Whether the two chemicals provide protection for millipedes against their predators. This focuses on how the chemicals benefit the millipedes themselves, which doesn't help us evaluate whether mosquito protection is the only reason capuchins use them. The millipedes' own survival strategies are irrelevant to understanding the monkeys' behavior.
Whether this type of millipede is found in other parts of the world. The geographic distribution of millipedes doesn't help us determine if mosquito protection is the exclusive reason for the rubbing behavior. We need information about the relationship between the behavior and its supposed cause, not about where millipedes live.

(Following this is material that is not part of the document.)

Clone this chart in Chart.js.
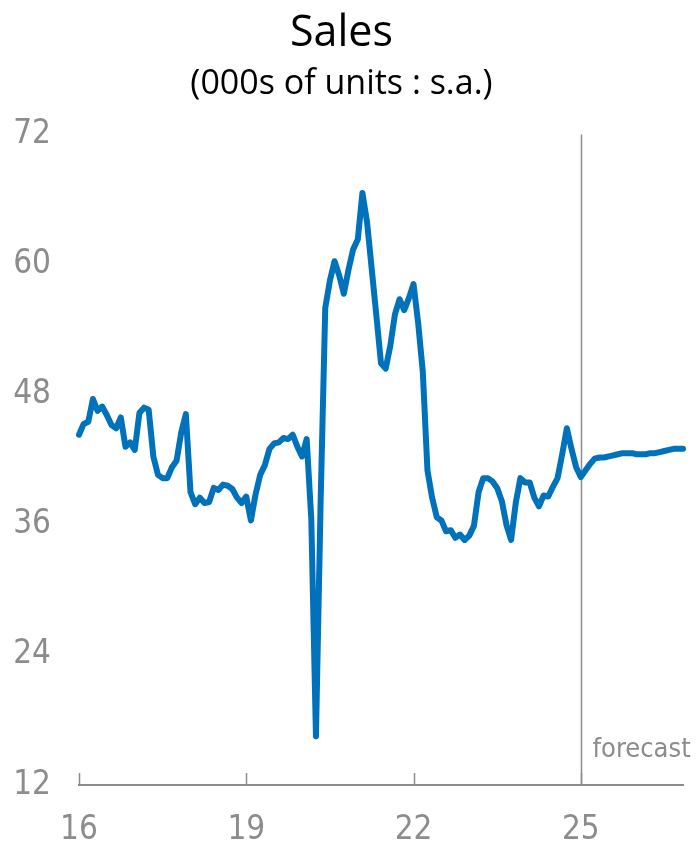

Whether other animals rub insects into their fur. While this might provide some context about animal behavior patterns, it doesn't specifically help us evaluate whether capuchins use millipedes only for mosquito protection. Other animals' behaviors don't directly test our argument's causal claim.
Whether millipedes are only readily available during rainy season. This directly tests a key assumption in the argument. If millipedes are only available when mosquitoes are abundant, then the timing correlation could be explained by availability rather than intentional mosquito protection. If millipedes are available year-round but monkeys still choose to use them primarily during mosquito season, this would strongly support the mosquito protection theory. This information is crucial for evaluating whether the behavioral timing proves the argument's conclusion.
Whether other accessible insects contain mosquito-repelling chemicals. While interesting, this doesn't directly help evaluate the current argument about millipede use. Even if other insects have similar properties, this doesn't tell us whether mosquito protection is the only reason for the specific millipede-rubbing behavior we're analyzing.